John Wall was the first pick in the NBA Draft and viewed as a Washington Wizards savior; only now, four years into his career, does it look like the Wizards will even make the playoffs.
And Ovechkin — he’s still amazing. How many times did he seem to be fading? How many times were people asking “Why is he slumping” or “Will he ever be the same?” At the beginning of the 2012 season, he seemed utterly done as a great player. He was coming off what was by far his worst season, then the strike happened, then he just looked lost. Stories with headlines like “ 4 early signs that Alex Ovechkin will not return to superstar form” and “Is Alex Ovechkin still a superstar?” popped up everywhere.
And then — he started scoring like crazy again. He scored 24 goals in his last 29 games to win the goal-scoring title again. He was given the Hart Trophy as the NHL’s most valuable player for the third time. Some of the credit was given to Washington coach Adam Oates for moving Ovechkin to right wing (to take advantage of his shot) and helping him get his head straight. Oates though says he doesn’t deserve any of the credit.
“Alex did it,” Oates says. “He wants to be a great player. That’s what drives him. And so he will do what it takes. He’s one of the greatest goal scorers but he still wants to keep improving, keep learning. He’s hungry. He stays hungry.”
Oates, too, has been reluctant to talk about Ovechkin at the Olympics — he obviously has his own team to worry about — but he does say: “Sure, there will be a lot of pressure on Alex. He’s obviously aware of that. I think he’ll play great. I think he’ll live up to the moment.”

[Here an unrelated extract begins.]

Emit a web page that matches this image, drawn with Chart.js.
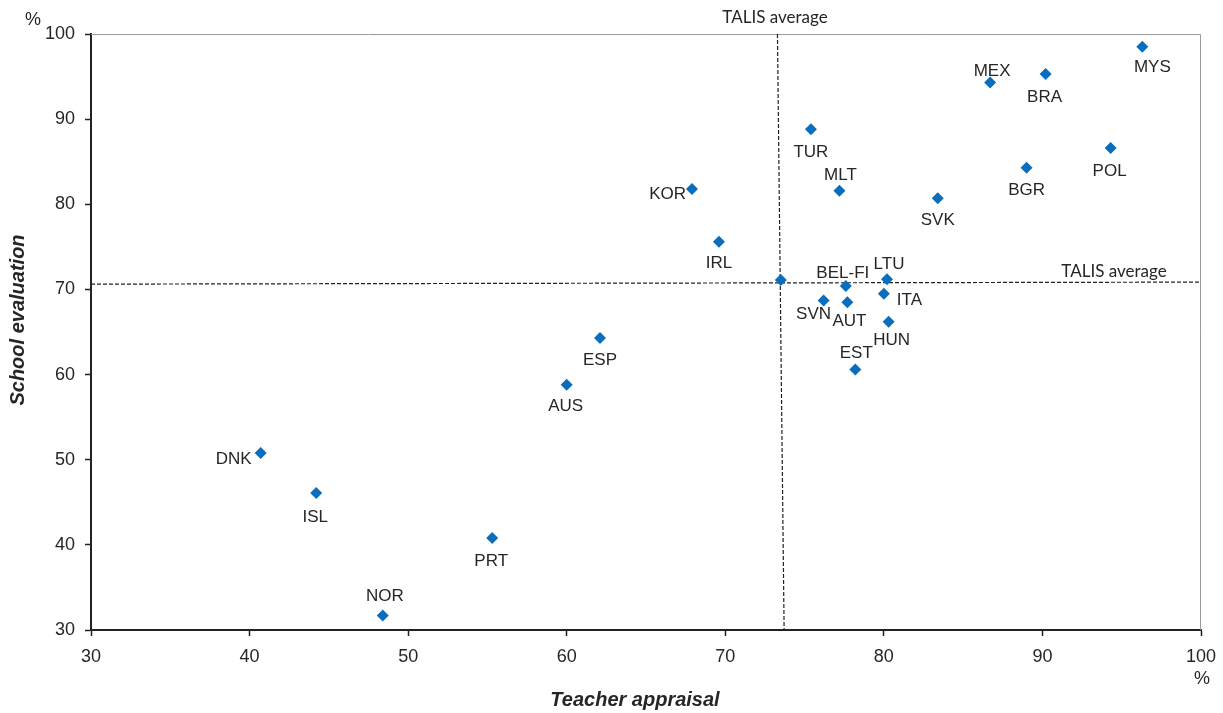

Ovechkin offers no hint on that or on how he feels. When asked how the bigger international ice will affect him, he shrugs. “No difference,” he says. When asked if he prefers the less physical style of international hockey, he shrugs. “To be honest, I don’t care. My style fits both ways,” he says. When asked if he will have time to see other Olympic events, he shrugs. “I will have time,” he says. “But I prefer to stay in my room.”
He will be everywhere at these Games, in spirit as well as in person. His face is on Coca Cola machines and billboards. His photo is on more or less every Olympic magazine cover you see. His mother runs the Russian national women’s basketball program, his Russian fiancé Maria Kirilenko is currently the 24th ranked tennis player in the world, and his story has been written: This time — this time for sure — Alex Ovechkin will lead Russia back to the top of the hockey world.
“It is no secret that we are going to be under a lot of pressure,” he says. “Everybody knows this.”
I remind him: “And you personally.”
He shrugs. “People want Russia to win. Russian people are going to be for Russian players. … I know. I always want Russia to win too.”